The fantasy worlds of early 20th Century science fiction writers, in many ways, appear to be "now-ish" in terms of the technologies we'll wage war or police the civil population. Many of the weapons proposed a century ago were nuclear-based... well, perhaps "Atomic" was the more appropriate label at the time. Some authors pursued electric guns or "lightening" throwers, and by the mid-20th century the more common man-portable weapon systems were based upon high-powered laser systems.
When I think of new weapon systems... man-portable... and likely to be developed and employed within the coming quarter century, I think that many of the systems will integrate automatic target acquisition processes and coherent light - for"less lethal" confrontations. The term "less lethal" is of course relative and doesn't exclude weapon systems that are proficient at maiming and causing great pain or suffering.
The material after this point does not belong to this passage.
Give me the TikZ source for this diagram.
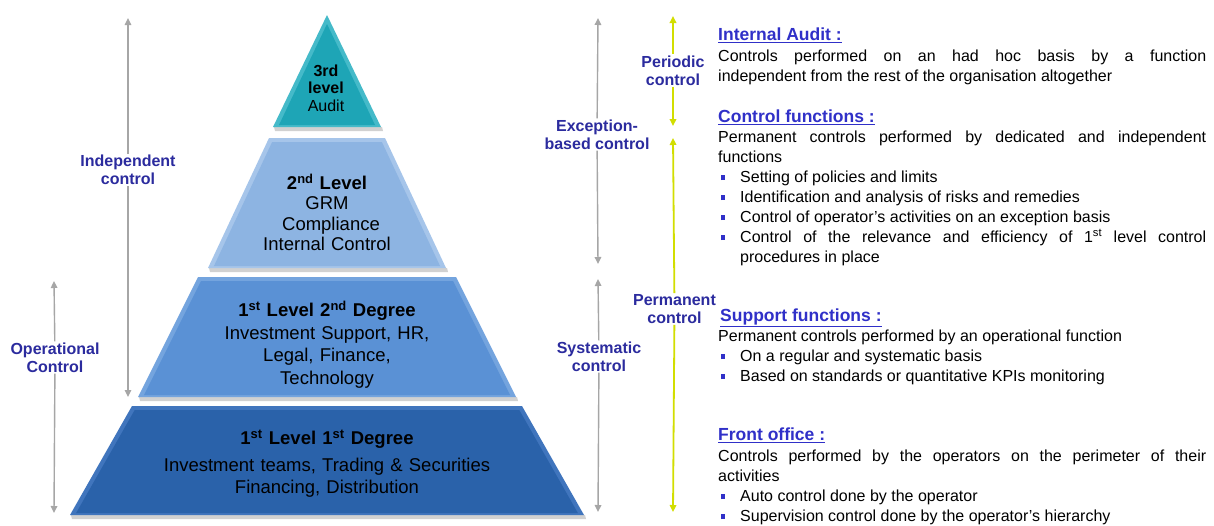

One such system that, given current technological advances, lies within the finger tips of today's weapon designers could encompass the use of high intensity light, automated facial feature recognition, and "high-powered" laser light - and have a higher degree of target incapacitation than current personal small-arms have today.
A single trigger pull would bath the target with the main light function (which may temporarily disorient them anyway), but during that trigger pull the automated eye acquisition, eye targeting, and laser firing would happen in a fraction of a second (faster than a bullet could traverse the distance between shooter and target). I guess after the laser has successfully acquired the eyes and fired, the main light function would end... like a half-second burst of white light. To an external observer, the weapon user appeared to just fire a burst of white light at the head or torso of the target.
Obviously there are a lot of nuances to a "future" weapon like this. For example, would the target blink or close their eyes if the initial "white light" was directed at them? - At night, the answer is likely yes, however the facial recognition systems would still work and even a current "off-the-shelf" laser of the 5-20W range is strong enough to "burn through" the eyelids and damage the eyes. During the day it would obviously be easier... in fact perhaps the "white light" component is not required... instead the shooter merely targets the "head" and the rest of the system figures out the eyes and fires (or fries) the eyes of the target.
There are of course questions about ethics. But, compared to several ounces of hollow-point lead flying at several times the speed of sound, the option of permanent blindness is still a recoverable situation for the target.